Abraham Kuyper by James D. Bratt
Author:James D. Bratt [Bratt, James D.]
Language: eng
Format: epub
Tags: BIO018000
ISBN: 9781467437363
Publisher: Eerdmans Publishing
Published: 2014-03-25T04:00:00+00:00
Splitting the Movement
The Liberal cabinet that assumed office in 1891 took up the franchise question immediately, and the radical character of their proposal threw Dutch politics into an uproar. Reported by the Left-Liberal Minister of Domestic Affairs J. P. R. Tak van Poortvliet, the bill would instantly expand the Dutch electorate from 300,000 to 800,000 voters. That would effect, to opposition eyes, precisely the universal suffrage that the 1887 Constitution had proscribed. The once Progressive Liberal Sam van Houten, whose atheism had appalled the religious parties often enough in the past, now joined most of them in opposition — all of the Roman Catholics along with the conservative Antirevolutionaries, led by Lohman, who had held Tak’s portfolio at the end of the Mackay cabinet. Kuyper, on the other hand, supported Tak with a volume of journalism and maneuverings in party councils that within three years left the party split and its two old headmen barely on speaking terms. The fault, if such it were, was not Kuyper’s alone, though his superior initiative made him the catalyst of the process. The issue was genuinely substantive if never free from the personal. The outcome was an Antirevolutionary Party run by the “new men” who had been initiated in the school struggle, a party fully modern in discipline and ideology — fully modern as well in the contemporary Continental sense of being more dogmatic and sectarian.
Tak’s bill was so ambiguous as to invite and finally die of a hundred clarifications. Just how did one measure the “capability and prosperity” that the Constitution required of people to vote? Tak said a permanent address was the answer, but what was permanent, and what was an address? The classic Liberals set the bar high to guarantee an educated and economically independent electorate; Lohman joined them to quell the passionate masses.
Kuyper condemned the Constitutional provision itself as betraying subservience to “God Intellect and God Mammon.” Ideologically he had the harder task, since Antirevolutionaries took it as axiomatic that popular sovereignty defied God’s and that “democratic” necessitated “excess.” Kuyper prepared his answer at two party rallies already during the Mackay regime. “Not the Liberty Tree but the Cross” used the centennial of the French Revolution in 1889 to limn the godly democracy that must oppose it. “Maranatha,” the keynote address at the delegates’ convention during the 1891 campaign, invoked Christ’s final judgment upon the works of man to warrant voting rights for all men.
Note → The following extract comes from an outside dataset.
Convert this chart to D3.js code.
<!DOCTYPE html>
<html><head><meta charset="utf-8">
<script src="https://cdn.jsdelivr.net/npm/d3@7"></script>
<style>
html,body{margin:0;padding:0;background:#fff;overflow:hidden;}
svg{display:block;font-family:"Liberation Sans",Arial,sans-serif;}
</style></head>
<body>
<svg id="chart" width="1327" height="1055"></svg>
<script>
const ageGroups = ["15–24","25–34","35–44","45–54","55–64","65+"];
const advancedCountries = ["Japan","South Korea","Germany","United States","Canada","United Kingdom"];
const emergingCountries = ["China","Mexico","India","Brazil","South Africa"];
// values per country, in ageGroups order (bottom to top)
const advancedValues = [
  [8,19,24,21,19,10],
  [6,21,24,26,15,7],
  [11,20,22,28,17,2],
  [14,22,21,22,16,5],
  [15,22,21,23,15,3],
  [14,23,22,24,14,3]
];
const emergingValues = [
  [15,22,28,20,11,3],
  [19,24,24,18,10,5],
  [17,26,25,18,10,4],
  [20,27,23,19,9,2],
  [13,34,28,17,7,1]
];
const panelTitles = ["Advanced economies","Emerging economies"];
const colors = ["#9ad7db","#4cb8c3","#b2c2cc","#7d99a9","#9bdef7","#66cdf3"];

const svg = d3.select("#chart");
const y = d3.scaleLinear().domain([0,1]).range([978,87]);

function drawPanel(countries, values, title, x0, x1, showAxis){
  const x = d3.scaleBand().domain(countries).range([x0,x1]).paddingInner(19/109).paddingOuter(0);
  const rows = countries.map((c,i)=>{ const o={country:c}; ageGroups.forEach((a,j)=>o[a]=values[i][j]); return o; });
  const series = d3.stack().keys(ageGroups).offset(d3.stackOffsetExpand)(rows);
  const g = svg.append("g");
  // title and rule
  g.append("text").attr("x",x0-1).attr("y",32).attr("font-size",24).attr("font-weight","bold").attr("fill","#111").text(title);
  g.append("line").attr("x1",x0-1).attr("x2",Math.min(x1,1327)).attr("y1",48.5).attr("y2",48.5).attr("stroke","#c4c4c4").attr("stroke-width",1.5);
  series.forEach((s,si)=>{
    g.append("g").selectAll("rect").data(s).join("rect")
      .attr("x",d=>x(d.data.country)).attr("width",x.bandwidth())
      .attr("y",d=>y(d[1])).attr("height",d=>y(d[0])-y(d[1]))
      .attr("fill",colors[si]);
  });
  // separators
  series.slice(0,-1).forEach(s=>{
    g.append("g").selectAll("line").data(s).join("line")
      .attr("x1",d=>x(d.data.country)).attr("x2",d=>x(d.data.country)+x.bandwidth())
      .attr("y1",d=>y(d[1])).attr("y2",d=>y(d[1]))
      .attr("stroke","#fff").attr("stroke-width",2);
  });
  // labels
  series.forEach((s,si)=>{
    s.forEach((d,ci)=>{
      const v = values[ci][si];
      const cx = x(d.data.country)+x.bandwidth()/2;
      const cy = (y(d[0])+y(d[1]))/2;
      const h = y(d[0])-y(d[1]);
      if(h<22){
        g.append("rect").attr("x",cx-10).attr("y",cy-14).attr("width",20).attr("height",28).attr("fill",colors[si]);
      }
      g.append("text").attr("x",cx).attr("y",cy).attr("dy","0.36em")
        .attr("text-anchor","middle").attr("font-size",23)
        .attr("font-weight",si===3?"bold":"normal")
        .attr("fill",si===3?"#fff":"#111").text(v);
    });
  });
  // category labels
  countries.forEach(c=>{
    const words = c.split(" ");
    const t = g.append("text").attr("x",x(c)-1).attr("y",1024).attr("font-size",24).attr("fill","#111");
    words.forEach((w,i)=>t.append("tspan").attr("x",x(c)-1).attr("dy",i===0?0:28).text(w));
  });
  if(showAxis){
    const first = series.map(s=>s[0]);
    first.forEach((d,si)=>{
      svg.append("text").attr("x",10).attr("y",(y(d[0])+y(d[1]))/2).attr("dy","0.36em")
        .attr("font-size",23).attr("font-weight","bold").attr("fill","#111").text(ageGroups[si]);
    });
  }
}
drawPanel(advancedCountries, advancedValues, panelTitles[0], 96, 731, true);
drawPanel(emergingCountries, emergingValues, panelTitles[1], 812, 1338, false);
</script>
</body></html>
Both of these deliverances leaned heavily on the antirevolutionary theoretical tradition; it was the innovations and emphases between the lines that bore notice. Thus, “Not the Liberty Tree” looked ahead to “Christianity and the Social Question” by tracing the social crisis back to the principles of 1789, but it also looked back to Ons Program to take up the enduring dilemma at the heart of the tradition. It contrasted good antirevolutionary democracy with bad-because-godless democracy on the assumption that a common allegiance to divine ordinances would save freedom from the anarchy-tyranny oscillation of the French Revolution.